Dennis Itumbi reports from Nairobi, Kenya, for Journalism.co.uk:
The Kenyan media is under pressure from the government over coverage of the fallout from the disputed general election results in the east African Country in December last year.
The country’s Independent Review Commission (IRC), which is tasked with investigating the post-election violence, has heard that the media’s live broadcasts were immature and used vernacular language to incite reactions from audiences when results went against their own political convictions.
“The media announced different results and did not provide guidance when disputes arose; the media failed the nation when it needed it most,” Moses Kuria, a political party activist, told the
commission.
Vernacular radio stations in particular were criticised for urging listeners to fight back for ‘their people’ during the January and February skirmishes that left over 1,000 people dead and hundreds of families displaced.
The same criticisms have been upheld by members of the Post-Election Violence Commission, chaired by Kenyan judge Philip Waki.
Representatives of the Journalist Association of Kenya (JAK) told the commission that journalists should be absolved from blame, as reporters were merely doing their job of relaying the events and were not involved in arming, funding or mobilizing any community.
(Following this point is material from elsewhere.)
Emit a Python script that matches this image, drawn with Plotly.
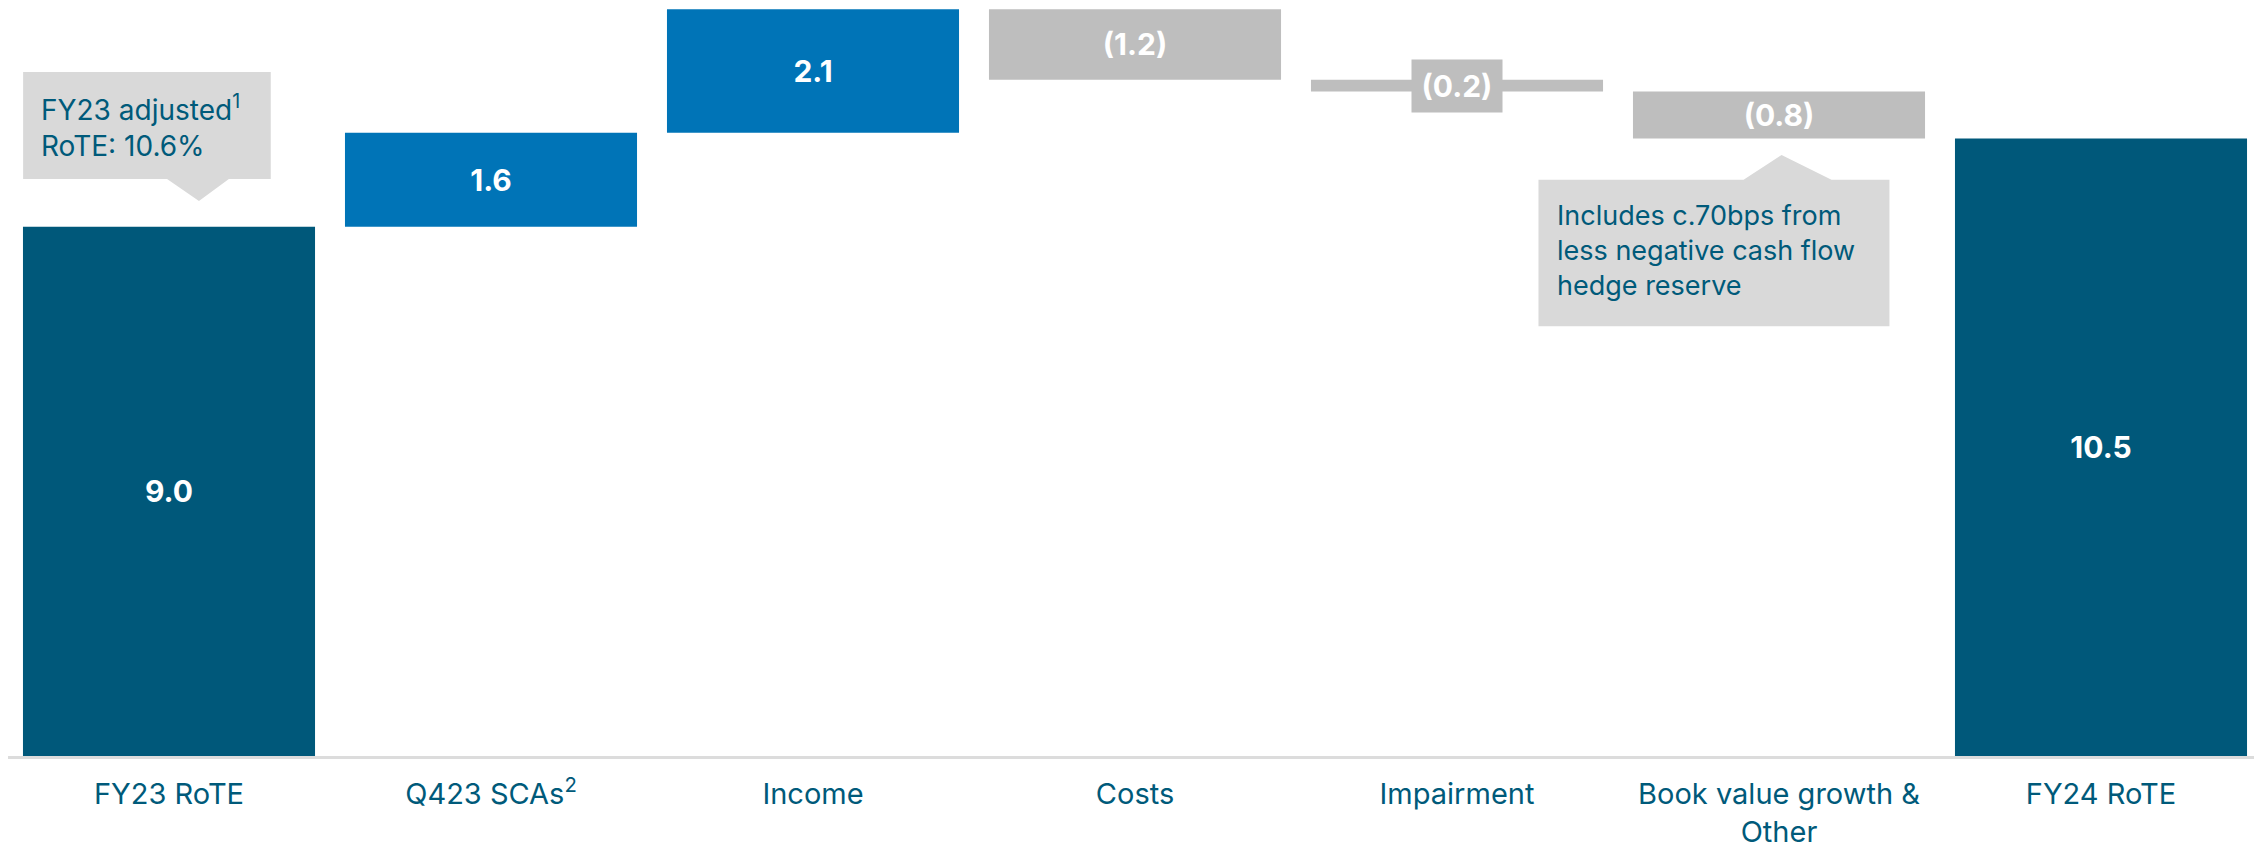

“The media is a reflection of the society: reporters were not expected to act as state propaganda agencies and report all was well when churches were being burnt, families were being chased from their homes and politicians were inciting everyone,” explained Martin Gitau, JAK secretary general.
“Our role is to inform and educate. We stuck to our professional calling and where we went wrong we should be specifically blamed and investigated, not branded rotten when we were not.”
However, Gitau admitted that, ‘the use of live coverage was not done to professional standards because this was the first time the technology was being used to cover a general election at such a large scale.’
What role the media played in the post-election coverage will be publicly probed by the commission for the next two months at least.